Let $R$ be a commutative unital ring such that $R$ has no non-trivial idempotents, and let $(R^\times,\ \cdot)$ denote the group of units of $R$. Is it true that $(R,+) \ncong (R^\times,\ \cdot)$ ?
See Let $R$ be a commutative unital ring. Is it true that the group of units of $R$ is not isomorphic with the additive group of $R$?. The counter-examples (as far as I can see) do not cover this. Please help. Thanks in advance.
Before I present my counterexample, let me point out that this question shows that $R$ cannot be taken to be a field. As you pointed out in the question, the solution is also known in the case when non-trivial idempotents are allowed. My answer to your question is a bit more involved.
My construction depends on a field $K$ and a group $G$. I denote $$\mathcal{H}(K,G)=\left\{\varphi+f\left|\right.\varphi\in KG,\,\,f\in t\,K[t]\right\},$$ that is, $\mathcal{H}(K,G)$ is the set of all formal sums $\varphi+f$ in which $\varphi$ is an element of the group ring $KG$ and $f$ is a polynomial with zero constant term. I define $$(\varphi_1+f_1)(\varphi_2+f_2)=\varphi_1\varphi_2+\sigma(\varphi_1) f_2+\sigma(\varphi_2) f_1+ f_1 f_2,$$ where $\sigma:KG\to K$ is the mapping sending an element of a group ring into the sum of its coefficients.
Let me omit a formal proof that $\mathcal{H}(K,G)$ is indeed a ring. It is also clear that the invertible and idempotent elements in $\mathcal{H}(K,G)$ are precisely those that live in $G$.

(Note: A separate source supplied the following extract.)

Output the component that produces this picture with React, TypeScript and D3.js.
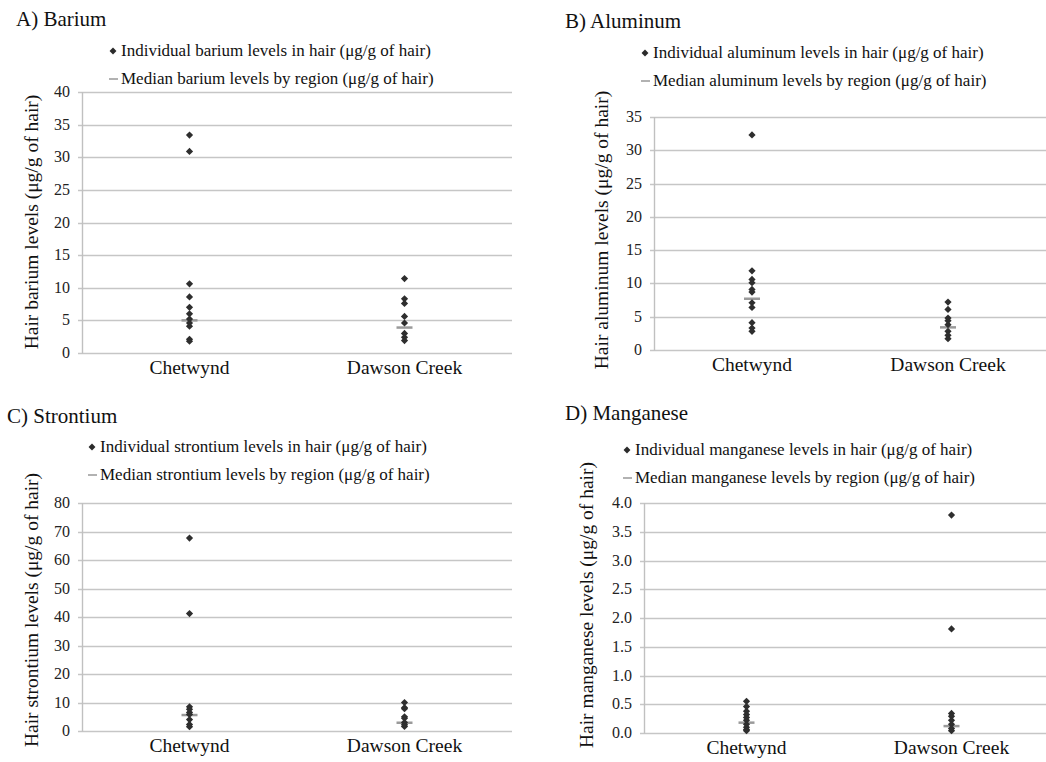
// App.tsx - hair metal levels, four scatter panels

import React, { useEffect, useRef } from 'react'
import * as d3 from 'd3'

var regions = ["Chetwynd", "Dawson Creek"];

var bariumChetwynd = [33.4, 30.9, 10.6, 8.6, 7.0, 6.0, 5.2, 4.6, 4.1, 2.1, 1.8];
var bariumDawson = [11.4, 8.3, 7.6, 5.6, 4.6, 3.0, 2.4, 1.9];
var bariumMedians = [5.0, 3.9];
var bariumTicks = [0, 5, 10, 15, 20, 25, 30, 35, 40];

var aluminumChetwynd = [32.3, 11.9, 10.6, 10.1, 9.1, 8.7, 7.1, 6.4, 4.1, 3.3, 2.8];
var aluminumDawson = [7.2, 6.1, 4.8, 4.4, 3.8, 2.8, 2.2, 1.7];
var aluminumMedians = [7.7, 3.4];
var aluminumTicks = [0, 5, 10, 15, 20, 25, 30, 35];

var strontiumChetwynd = [67.7, 41.2, 8.5, 7.6, 6.5, 5.8, 4.0, 2.3, 1.5];
var strontiumDawson = [10.0, 8.2, 7.8, 5.0, 4.5, 3.0, 2.2, 1.6];
var strontiumMedians = [5.6, 2.9];
var strontiumTicks = [0, 10, 20, 30, 40, 50, 60, 70, 80];

var manganeseChetwynd = [0.55, 0.46, 0.38, 0.32, 0.27, 0.22, 0.15, 0.10, 0.06, 0.04];
var manganeseDawson = [3.79, 1.81, 0.34, 0.29, 0.22, 0.15, 0.08, 0.04];
var manganeseMedians = [0.18, 0.12];
var manganeseTicks = [0, 0.5, 1.0, 1.5, 2.0, 2.5, 3.0, 3.5, 4.0];

var font = '"Liberation Serif", "Times New Roman", serif';

function drawPanel(svg, p) {
  var g = svg.append("g");

  var y = d3.scaleLinear()
      .domain([0, p.ticks[p.ticks.length - 1]])
      .range([p.bottom, p.top]);

  var x = d3.scalePoint()
      .domain(regions)
      .range([p.left, p.right])
      .padding(0.5);

  // title
  g.append("text")
    .attr("x", p.titleX)
    .attr("y", p.titleY)
    .attr("font-size", 21)
    .attr("fill", "#111")
    .text(p.title);

  // legend
  g.append("path")
    .attr("d", d3.symbol(d3.symbolSquare, 24)())
    .attr("transform", "translate(" + p.legX + "," + (p.legY - 5) + ") rotate(45)")
    .attr("fill", "#2b2b2b");
  g.append("text")
    .attr("x", p.legX + 8)
    .attr("y", p.legY)
    .attr("font-size", 17)
    .attr("fill", "#111")
    .text("Individual " + p.metal + " levels in hair (\u03bcg/g of hair)");
  g.append("line")
    .attr("x1", p.legX - 4).attr("x2", p.legX + 5)
    .attr("y1", p.legY + 23).attr("y2", p.legY + 23)
    .attr("stroke", "#999").attr("stroke-width", 1.5);
  g.append("text")
    .attr("x", p.legX + 8)
    .attr("y", p.legY + 28)
    .attr("font-size", 17)
    .attr("fill", "#111")
    .text("Median " + p.metal + " levels by region (\u03bcg/g of hair)");

  // gridlines
  g.selectAll(".grid")
    .data(p.ticks)
    .enter()
      .append("line")
      .attr("x1", p.left - 4)
      .attr("x2", p.right)
      .attr("y1", function(d) { return Math.round(y(d)) + 0.5; })
      .attr("y2", function(d) { return Math.round(y(d)) + 0.5; })
      .attr("stroke", "#c6c6c6")
      .attr("stroke-width", 1.4);

  g.append("line")
    .attr("x1", p.left + 0.5).attr("x2", p.left + 0.5)
    .attr("y1", y.range()[1]).attr("y2", p.bottom + 0.5)
    .attr("stroke", "#c0c0c0")
    .attr("stroke-width", 1.4);

  // tick labels
  g.selectAll(".tick")
    .data(p.ticks)
    .enter()
      .append("text")
      .attr("x", p.left - 12)
      .attr("y", function(d) { return y(d) + 5; })
      .attr("text-anchor", "end")
      .attr("font-size", 16)
      .attr("fill", "#222")
      .text(p.fmt);

  // category labels
  g.selectAll(".cat")
    .data(regions)
    .enter()
      .append("text")
      .attr("x", function(d) { return x(d); })
      .attr("y", p.bottom + 21)
      .attr("text-anchor", "middle")
      .attr("font-size", 19.5)
      .attr("fill", "#111")
      .text(function(d) { return d; });

  // y title
  g.append("text")
    .attr("transform", "translate(" + p.yTitleX + "," + p.yTitleY + ") rotate(-90)")
    .attr("text-anchor", "middle")
    .attr("font-size", 19.5)
    .attr("fill", "#111")
    .text(p.yTitle);

  // medians
  g.selectAll(".median")
    .data(p.medians)
    .enter()
      .append("line")
      .attr("x1", function(d, i) { return x(regions[i]) - 8; })
      .attr("x2", function(d, i) { return x(regions[i]) + 8; })
      .attr("y1", function(d) { return y(d); })
      .attr("y2", function(d) { return y(d); })
      .attr("stroke", "#9a9a9a")
      .attr("stroke-width", 2.5);

  // points
  var pts = [];
  p.series.forEach(function(vals, i) {
    vals.forEach(function(v) { pts.push({ region: regions[i], value: v }); });
  });

  g.selectAll(".pt")
    .data(pts)
    .enter()
      .append("path")
      .attr("d", d3.symbol(d3.symbolSquare, 26)())
      .attr("transform", function(d) { return "translate(" + x(d.region) + "," + y(d.value) + ") rotate(45)"; })
      .attr("fill", "#2e2e2e");
}

export default function App() {
  var ref = useRef(null);

  useEffect(function() {
    var svg = d3.select(ref.current);
    svg.selectAll("*").remove();

    var intFmt = function(d) { return d3.format("d")(d); };

    drawPanel(svg, {
      title: "A) Barium", titleX: 16, titleY: 26, metal: "barium",
      legX: 113, legY: 56,
      left: 82, right: 512, top: 92, bottom: 353,
      ticks: bariumTicks, fmt: intFmt,
      yTitle: "Hair barium levels (\u03bcg/g of hair)", yTitleX: 38, yTitleY: 222,
      series: [bariumChetwynd, bariumDawson], medians: bariumMedians
    });

    drawPanel(svg, {
      title: "B) Aluminum", titleX: 565, titleY: 28, metal: "aluminum",
      legX: 645, legY: 58,
      left: 654, right: 1046, top: 117, bottom: 350,
      ticks: aluminumTicks, fmt: intFmt,
      yTitle: "Hair aluminum levels (\u03bcg/g of hair)", yTitleX: 608, yTitleY: 230,
      series: [aluminumChetwynd, aluminumDawson], medians: aluminumMedians
    });

    drawPanel(svg, {
      title: "C) Strontium", titleX: 7, titleY: 423, metal: "strontium",
      legX: 92, legY: 452,
      left: 82, right: 512, top: 503, bottom: 731,
      ticks: strontiumTicks, fmt: intFmt,
      yTitle: "Hair strontium levels (\u03bcg/g of hair)", yTitleX: 38, yTitleY: 610,
      series: [strontiumChetwynd, strontiumDawson], medians: strontiumMedians
    });

    drawPanel(svg, {
      title: "D) Manganese", titleX: 565, titleY: 420, metal: "manganese",
      legX: 627, legY: 455,
      left: 644, right: 1054, top: 503, bottom: 733,
      ticks: manganeseTicks, fmt: d3.format(".1f"),
      yTitle: "Hair manganese levels (\u03bcg/g of hair)", yTitleX: 593, yTitleY: 605,
      series: [manganeseChetwynd, manganeseDawson], medians: manganeseMedians
    });
  }, []);

  return (
    <div style={{ position: "absolute", left: 0, top: 0 }}>
      <svg ref={ref} width={1046} height={762} style={{ display: "block", background: "#fff", fontFamily: font }} />
    </div>
  );
}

To construct the counterexample, I set $K=\mathbb{F}_2$ and $G=\mathbb{Z}_2^\infty$. We get $\varphi^2=\sigma(\varphi)$ for all $\varphi\in KG$, so that there are no non-trivial idempotents, and every invertible element squares to $1$. Therefore, the multiplicative subgroup of $\mathcal{H}(K,G)$ is isomorphic to the direct sum of several copies of $\mathbb{Z}_2$. The same holds for the additive group of $\mathcal{H}(K,G)$ because the underlying field has characteristic two. It remains to note that the cardinalities of the multiplicative and additive groups of $\mathcal{H}(K,G)$ are equal.